The heartbroken Arivu with his friends moves to Chennai to try to forget this mishap. One day, Arivu's friends witness Uma in a temple, but Dr. Shyam (Shyam Ganesh) tells them that she is not Uma, thinking that they might be Mandakalai's henchmen. Uma is now living in Shyam's house but is afraid of returning home, so Shyam invites her parents at his home. When Uma and her parents return to their village, they come to know that Arivu committed suicide. Arivu was moved after the "death" of his lover, but he acted happy and positive to his friends and family.
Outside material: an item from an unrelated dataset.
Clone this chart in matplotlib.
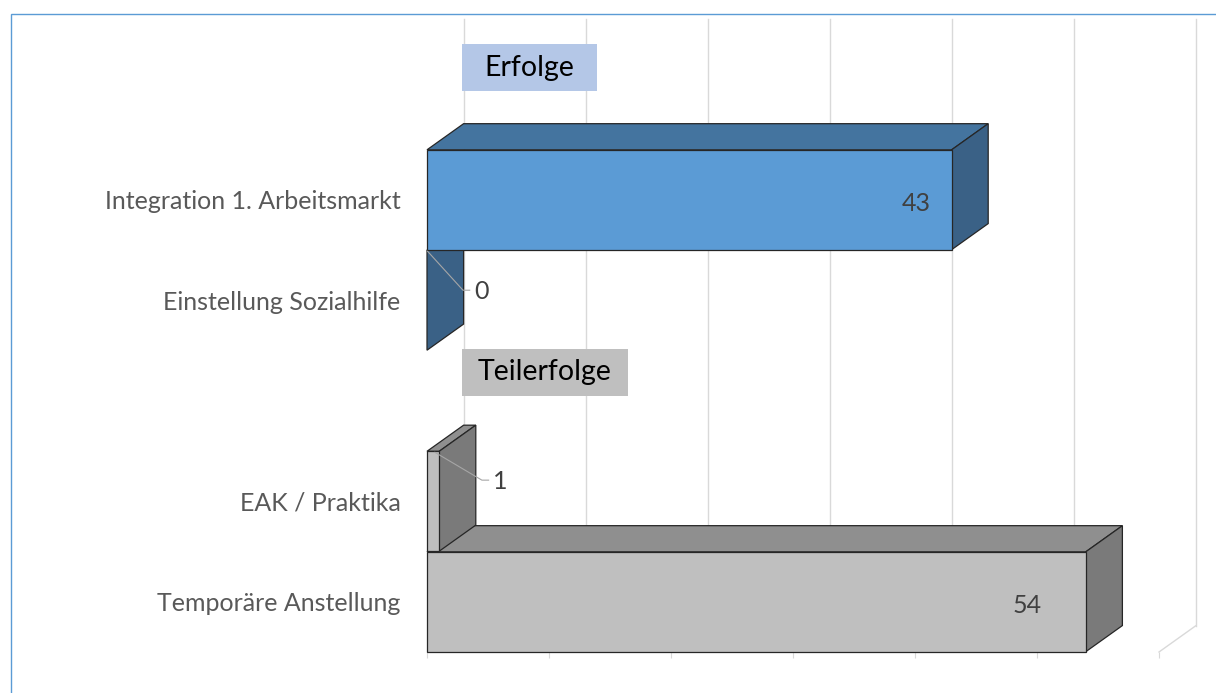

Uma is aghast to hear this news, and she decides to not get married. Every year, at the death anniversary of her lover, Uma places flower garlands at the burial place of Arivu.

==Production==
L. R. Sundarapandi made his directorial debut with Vaigai, a film based on some real-life incidents that happened in Madurai which took place in the 1980s. Bala Joseph, the winner of the second season of Maanada Mayilada, was chosen to play the hero while newcomer Vishaka from Kerala was selected to play his love interest. Ganja Karuppu played a major role. The film was shot in Pollachi, Madurai and Chennai.

==Soundtrack==

The film score and the soundtrack were composed by Sabesh–Murali. The soundtrack features six tracks with lyrics written by Snehan, Na. Muthukumar, and L. R. Sundarapandi. The song "Aayiram Thamarai" from Alaigal Oivathillai (1981) was re-recorded and reused in the film.

| Track | Song | Singer(s) | Duration |
|---|---|---|---|
| 1 | "Aayiram Thamarai" |  | 4:20 |
| 2 | "Aasaiyai Kadi" |  | 5:07 |
| 3 | "Ean Kavithai" |  | 5:47 |
| 4 | "Nan Unaku Niagara" | Silambarasan | 4:22 |
| 5 | "Nila Nila Vaa" |  | 5:36 |
| 6 | "Yetho Yetho" |  | 5:04 |

==Release==
The film was released on 10 July 2009 alongside four other films.

===Critical reception===
A critic said, "The story inspired by a real-life incident has nothing new to offer in terms of the storyline but the director's interesting narration of the subject has made the movie a watchable one".